ATHENS, Ga. (AP) -- Isaiah Crowell says he isn't concerned about
his strained groin or his jersey number.
Georgia's freshman tailback is just letting time take care of both issues. Crowell, a high profile recruit, woke up Friday with a sore groin and missed his first practice since the Bulldogs began summer
drills last week.
Coach Mark Richt said the injury isn't considered serious and added that Crowell should return to practice soon. Crowell believes fans shouldn't worry that he might not be on the field in his No. 1 jersey when the Bulldogs face Boise State in the Sept. 3 season opener at the Georgia Dome in Atlanta.
"There's no need for them to panic because it's not really all that serious," Crowell said. "I was just feeling it. It was just weak or whatever."
Crowell and Branden Smith both began summer practice with the No. 1 jersey, but Smith indicated he will change numbers soon. Even though he's a starting cornerback and punt returner, Smith
says he doesn't mind.
Beginning his junior year, Smith is more concerned with keeping up a high tempo in practice and strengthening his role as a vocal leader on and off the field.
"It's not my number at all," Smith said. "It's Georgia's number. A number doesn't make anybody. The person makes the number. I'm very happy that Isaiah got number 1. We talked about it. I play defense. He plays offense."
Smith does play offense occasionally, so he and Crowell wouldn't be able to be on the field at the same time in a game, but jersey numbers aren't high on Richt's current agenda while Smith continues
to impress.
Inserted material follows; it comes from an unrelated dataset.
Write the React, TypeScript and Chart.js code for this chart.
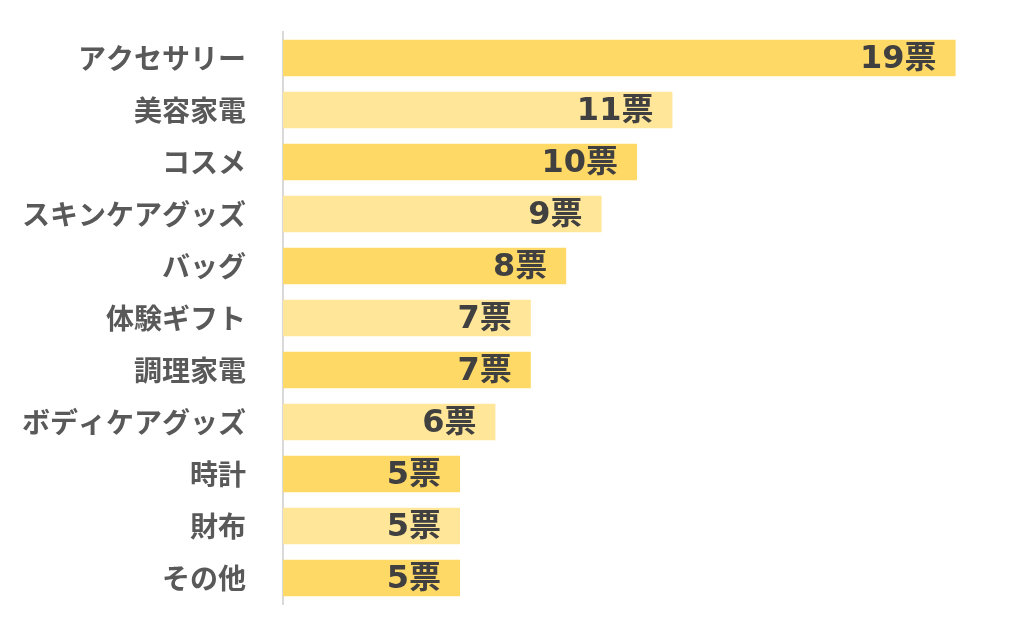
import React, { useEffect, useRef } from "react";
import { Chart, registerables } from "chart.js";

Chart.register(...registerables);

const categories = [
  "アクセサリー",
  "美容家電",
  "コスメ",
  "スキンケアグッズ",
  "バッグ",
  "体験ギフト",
  "調理家電",
  "ボディケアグッズ",
  "時計",
  "財布",
  "その他",
];
const votes = [19, 11, 10, 9, 8, 7, 7, 6, 5, 5, 5];
const unit = "票";
const darkColor = "#FFD966";
const lightColor = "#FFE699";

const valueLabels = {
  id: "valueLabels",
  afterDatasetsDraw(chart: any) {
    const ctx = chart.ctx;
    const meta = chart.getDatasetMeta(0);
    ctx.save();
    ctx.font = 'bold 32px "DejaVu Sans", "Noto Sans CJK JP", sans-serif';
    ctx.fillStyle = "#404040";
    ctx.textAlign = "right";
    ctx.textBaseline = "middle";
    meta.data.forEach((bar: any, i: number) => {
      ctx.fillText(String(votes[i]) + unit, bar.x - 19, bar.y + 2);
    });
    ctx.restore();
  },
};

export default function App() {
  const ref = useRef<HTMLCanvasElement | null>(null);
  useEffect(() => {
    if (!ref.current) return;
    const chart = new Chart(ref.current, {
      type: "bar",
      data: {
        labels: categories,
        datasets: [
          {
            data: votes,
            backgroundColor: votes.map((_, i) => (i % 2 === 0 ? darkColor : lightColor)),
            borderWidth: 0,
            categoryPercentage: 1,
            barPercentage: 0.7,
          },
        ],
      },
      options: {
        indexAxis: "y",
        animation: false,
        responsive: false,
        layout: { padding: { top: 32, bottom: 31, right: 33, left: 0 } },
        plugins: { legend: { display: false }, tooltip: { enabled: false } },
        scales: {
          x: {
            min: 0,
            max: 20,
            display: false,
          },
          y: {
            afterFit: (s: any) => {
              s.width = 283;
              s.paddingTop = 0;
              s.paddingBottom = 0;
            },
            grid: { display: false, drawTicks: false },
            border: { display: true, color: "#D9D9D9", width: 2 },
            ticks: {
              color: "#595959",
              padding: 37,
              font: { family: '"Noto Sans CJK JP", sans-serif', size: 28, weight: "bold" },
            },
          },
        },
      },
      plugins: [valueLabels],
    });
    return () => chart.destroy();
  }, []);
  return (
    <div style={{ position: "absolute", left: 0, top: 0, width: 1024, height: 635, background: "#fff" }}>
      <canvas ref={ref} width={1024} height={635} style={{ width: 1024, height: 635 }} />
    </div>
  );
}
According to Richt last week, Smith "stole the show" with five interceptions.
"You could see a difference in the spring," Richt said, "but now he's locked in, focused, competing, leading, hustling and making sure everybody else is hustling."
It seems that Smith's leadership has spurred other upperclassmen
to amp up their willingness to be leaders.
"I heard more positive encouragement from teammates to teammates on hustling, finishing, competing, winning the drill," Richt said. "It was probably more today than I can remember all of last year put together, so I was very encouraged by that."
Regarding Smith's jersey switch, Richt stopped short of saying that he promised Crowell the No. 1 jersey while Georgia was recruiting the five-star signee from Columbus, Ga.
"These kids love their numbers," Richt said. "They wear them all through high school and they want to wear them in college if they can. I don't blame them. I think they get necklaces with their number on it and their mama loves it. It's just kind of part of the deal, so you try to do your best to accommodate those guys."
Crowell says he doesn't care. He wore No. 1 while rushing for over 3,600 yards and scoring 58 touchdowns in his last three years at Carver High School. At Carver practice, he wore No. 2.
"I wouldn't mind giving up the number," Crowell said. "It won't matter.
Crowell, who was speaking to reporters for the first time since summer practice began last week, is still adjusting to college life. He credits linebacker Jarvis Jones, a junior who went to Carver, fullback Bruce Figgins, a senior from Shaw High in Columbus, and Georgia tailback Richard Samuel with providing help.
Samuel and Carlton Thomas are both ahead of Crowell on the depth
chart, but the freshman will likely become the starter after his groin heals and he gets a better understanding of the playbook. Crowell is still trying to learn his different roles in pass protection, but he met during the summer Georgia legend Herschel Walker, who offered encouragement, and learned a hard lesson when Caleb King, a rising senior tailback, was kicked off the team.
"My coaches tell me I'm not the savior. Just come out here and work hard and help my team," Crowell said.